## Begin
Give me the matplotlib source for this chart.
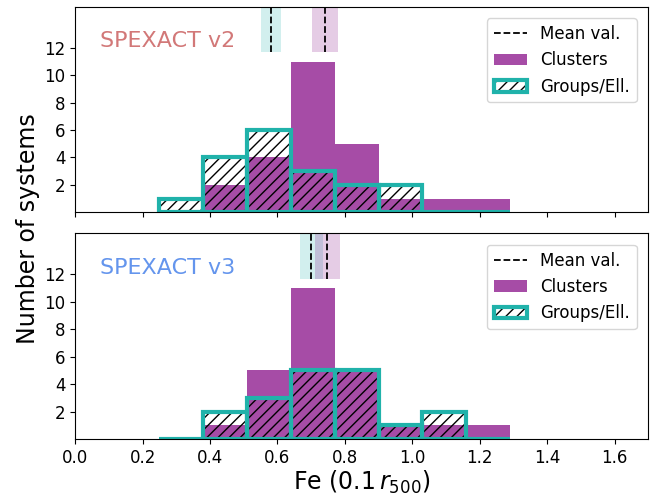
#!/usr/bin/env python3

import numpy as np
import matplotlib
matplotlib.use("Agg")
import matplotlib.pyplot as plt
from matplotlib.patches import Patch
from matplotlib.lines import Line2D

# bin edges of the Fe histograms
bin_edges = [0.25, 0.38, 0.51, 0.64, 0.77, 0.90, 1.03, 1.16, 1.29]

# counts per bin, SPEXACT v2
clusters_v2 = [0, 2, 4, 11, 5, 1, 1, 1]
groups_v2 = [1, 4, 6, 3, 2, 2, 0, 0]
# counts per bin, SPEXACT v3
clusters_v3 = [0, 1, 5, 11, 5, 1, 1, 1]
groups_v3 = [0, 2, 3, 5, 5, 1, 2, 0]

# mean values and their errors
mean_v2 = {"clusters": (0.74, 0.038), "groups": (0.58, 0.03)}
mean_v3 = {"clusters": (0.748, 0.037), "groups": (0.70, 0.034)}

panels = [
    ("SPEXACT v2", "#d27878", clusters_v2, groups_v2, mean_v2),
    ("SPEXACT v3", "cornflowerblue", clusters_v3, groups_v3, mean_v3),
]

cl_col = "purple"
gr_col = "lightseagreen"

my_dpi = 100
fig = plt.figure(figsize=(659 / my_dpi, 496 / my_dpi), dpi=my_dpi)
ax1 = fig.add_axes([0.114, 0.572, 0.870, 0.4145])
ax2 = fig.add_axes([0.114, 0.115, 0.870, 0.4145], sharex=ax1)

edges = np.array(bin_edges)
left = edges[:-1]
width = np.diff(edges)

for ax, (label, lcol, cl, gr, means) in zip([ax1, ax2], panels):
    ax.bar(left, cl, width=width, align="edge", color=cl_col, alpha=0.7, lw=0)
    ax.bar(left, gr, width=width, align="edge", fill=False, hatch="///",
           edgecolor="k", lw=0)
    ax.bar(left, gr, width=width, align="edge", fill=False,
           edgecolor=gr_col, lw=3)

    for key, col in [("groups", gr_col), ("clusters", cl_col)]:
        m, e = means[key]
        ax.axvspan(m - e, m + e, ymin=0.78, ymax=1, color=col, alpha=0.2, lw=0)
        ax.axvline(m, ymin=0.78, ymax=1, color="k", ls="--", lw=1.3)

    ax.text(0.075, 12.5, label, color=lcol, fontsize=16, va="center")

    ax.set_xlim(0, 1.7)
    ax.set_ylim(0, 15)
    ax.set_yticks([2, 4, 6, 8, 10, 12])
    ax.tick_params(labelsize=12)

    hatch_h = (Patch(facecolor="white", edgecolor="k", hatch="///", lw=0),
               Patch(fill=False, edgecolor=gr_col, lw=3))
    handles = [
        Line2D([], [], color="k", ls="--", lw=1.3),
        Patch(facecolor=cl_col, alpha=0.7, lw=0),
        hatch_h,
    ]
    ax.legend(handles, ["Mean val.", "Clusters", "Groups/Ell."],
              loc="upper right", fontsize=12, borderaxespad=0.7)

plt.setp(ax1.get_xticklabels(), visible=False)
ax2.set_xlabel(r"Fe $(0.1\,r_{500})$", fontsize=17, labelpad=1.5)
fig.text(0.042, 0.54, "Number of systems", rotation=90, fontsize=17,
         va="center", ha="center")

fig.savefig("out.png", dpi=my_dpi)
## End
● **What you are asked to do**:
From the first line above to the line containing "groups_v3 = [0, 2, 3, 5, 5, 1, 2, 0]", repeat each line exactly. Pictures stay out.

● **Task output**:
Give me the matplotlib source for this chart.
#!/usr/bin/env python3

import numpy as np
import matplotlib
matplotlib.use("Agg")
import matplotlib.pyplot as plt
from matplotlib.patches import Patch
from matplotlib.lines import Line2D

# bin edges of the Fe histograms
bin_edges = [0.25, 0.38, 0.51, 0.64, 0.77, 0.90, 1.03, 1.16, 1.29]

# counts per bin, SPEXACT v2
clusters_v2 = [0, 2, 4, 11, 5, 1, 1, 1]
groups_v2 = [1, 4, 6, 3, 2, 2, 0, 0]
# counts per bin, SPEXACT v3
clusters_v3 = [0, 1, 5, 11, 5, 1, 1, 1]
groups_v3 = [0, 2, 3, 5, 5, 1, 2, 0]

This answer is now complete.